> Exercise aim:
Lift every line from the entries that includes the word "this".

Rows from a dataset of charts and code
================================
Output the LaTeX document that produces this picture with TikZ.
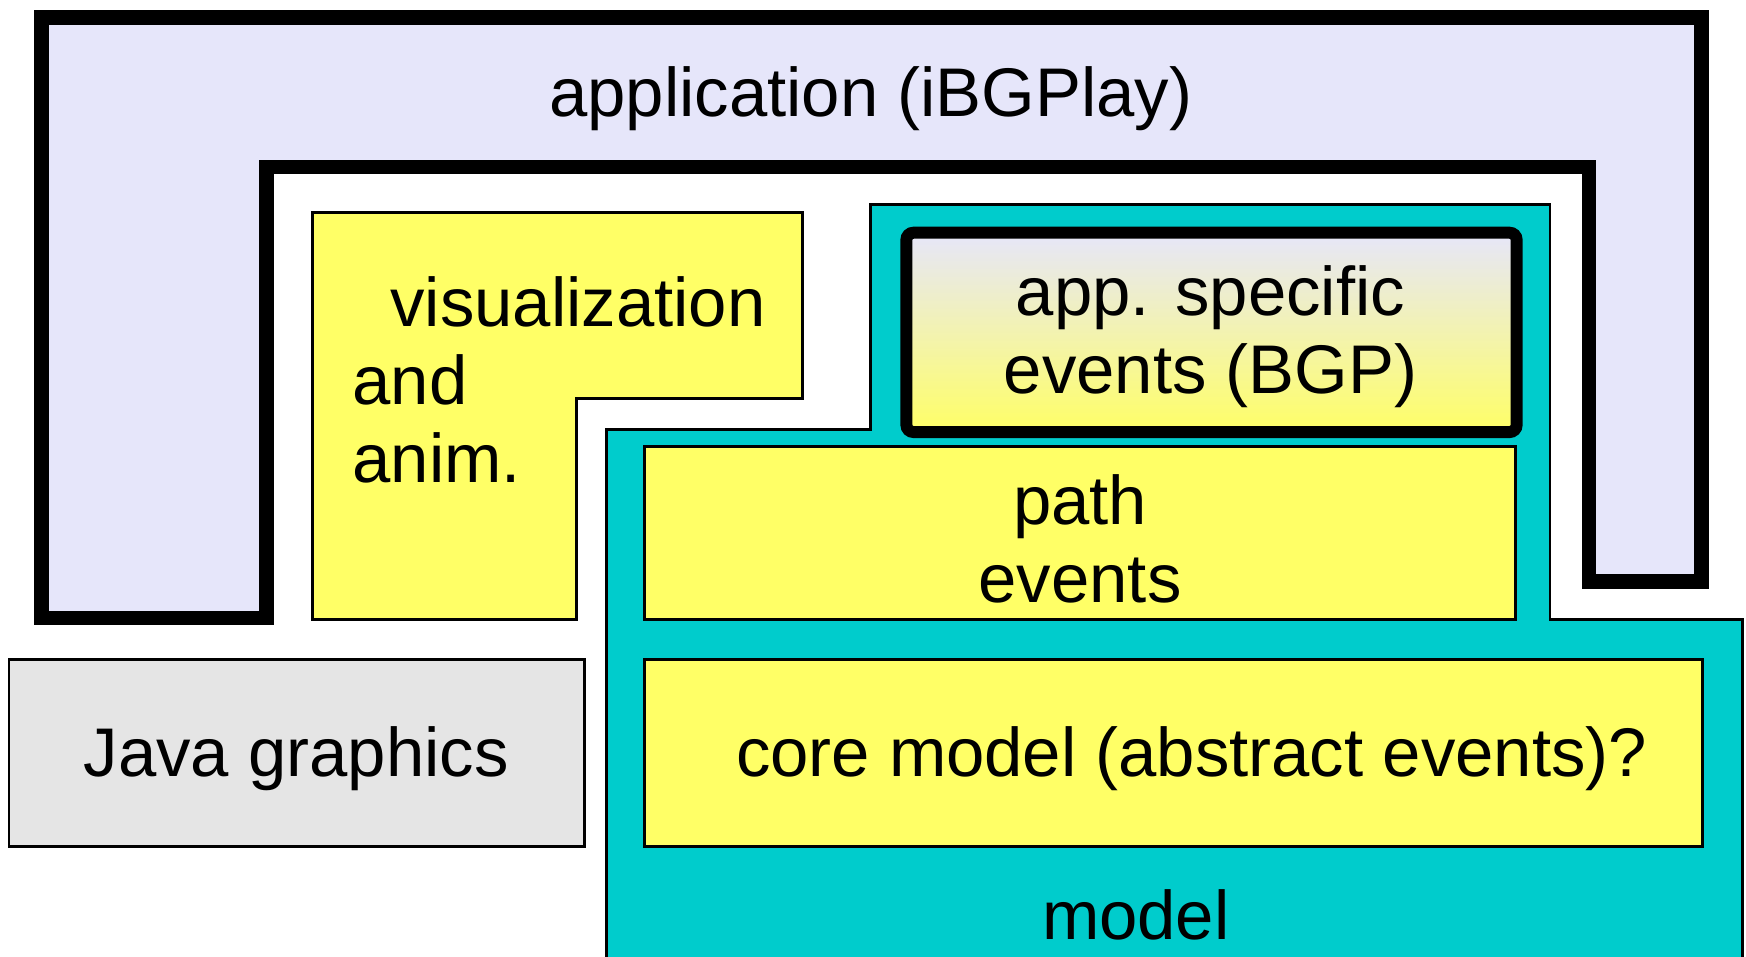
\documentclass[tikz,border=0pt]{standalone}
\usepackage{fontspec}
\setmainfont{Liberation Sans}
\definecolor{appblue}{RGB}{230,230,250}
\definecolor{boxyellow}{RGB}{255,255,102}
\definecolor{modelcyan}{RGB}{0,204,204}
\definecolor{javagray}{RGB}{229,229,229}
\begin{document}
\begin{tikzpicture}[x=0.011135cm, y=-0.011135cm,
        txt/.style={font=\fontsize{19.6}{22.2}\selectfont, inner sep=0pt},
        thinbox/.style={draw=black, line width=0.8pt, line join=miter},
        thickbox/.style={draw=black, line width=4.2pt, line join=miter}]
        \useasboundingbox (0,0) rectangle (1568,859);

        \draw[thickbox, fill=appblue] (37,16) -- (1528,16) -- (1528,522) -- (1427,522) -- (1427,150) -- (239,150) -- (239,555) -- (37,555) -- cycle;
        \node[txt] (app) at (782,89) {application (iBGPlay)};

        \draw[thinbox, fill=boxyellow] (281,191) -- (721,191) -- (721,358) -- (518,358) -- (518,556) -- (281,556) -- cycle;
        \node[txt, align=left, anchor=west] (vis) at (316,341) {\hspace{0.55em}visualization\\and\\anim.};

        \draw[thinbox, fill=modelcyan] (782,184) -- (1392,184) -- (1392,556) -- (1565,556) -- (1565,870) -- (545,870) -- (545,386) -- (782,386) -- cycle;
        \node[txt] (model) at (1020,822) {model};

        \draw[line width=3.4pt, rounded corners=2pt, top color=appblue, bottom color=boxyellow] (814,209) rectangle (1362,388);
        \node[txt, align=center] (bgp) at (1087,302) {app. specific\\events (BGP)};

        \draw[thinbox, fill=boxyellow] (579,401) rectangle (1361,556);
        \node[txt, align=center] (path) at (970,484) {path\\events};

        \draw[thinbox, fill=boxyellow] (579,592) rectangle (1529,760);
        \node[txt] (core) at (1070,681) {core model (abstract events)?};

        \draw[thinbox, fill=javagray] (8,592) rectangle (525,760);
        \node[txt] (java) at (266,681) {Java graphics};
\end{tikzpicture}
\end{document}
================================
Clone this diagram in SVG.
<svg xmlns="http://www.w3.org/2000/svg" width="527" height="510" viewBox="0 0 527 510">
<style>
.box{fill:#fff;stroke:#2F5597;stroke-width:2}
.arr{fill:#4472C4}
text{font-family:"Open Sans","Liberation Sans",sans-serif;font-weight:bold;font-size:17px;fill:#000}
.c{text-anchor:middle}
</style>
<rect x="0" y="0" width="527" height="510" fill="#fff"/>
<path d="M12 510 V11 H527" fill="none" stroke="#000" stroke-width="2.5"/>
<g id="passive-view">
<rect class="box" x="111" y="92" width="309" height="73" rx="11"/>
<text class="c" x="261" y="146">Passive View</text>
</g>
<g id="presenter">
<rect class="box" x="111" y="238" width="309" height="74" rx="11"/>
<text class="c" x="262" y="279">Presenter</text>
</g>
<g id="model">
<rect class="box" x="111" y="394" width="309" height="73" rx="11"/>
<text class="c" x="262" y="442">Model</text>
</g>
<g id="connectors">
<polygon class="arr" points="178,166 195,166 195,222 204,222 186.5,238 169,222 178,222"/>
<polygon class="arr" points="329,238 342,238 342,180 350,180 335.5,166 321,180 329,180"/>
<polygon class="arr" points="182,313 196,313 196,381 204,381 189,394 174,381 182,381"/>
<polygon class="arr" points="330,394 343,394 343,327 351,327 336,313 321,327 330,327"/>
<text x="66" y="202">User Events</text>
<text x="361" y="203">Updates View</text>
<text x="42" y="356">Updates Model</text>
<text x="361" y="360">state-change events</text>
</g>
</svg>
================================
> Answer to the exercise:
Output the LaTeX document that produces this picture with TikZ.
Clone this diagram in SVG.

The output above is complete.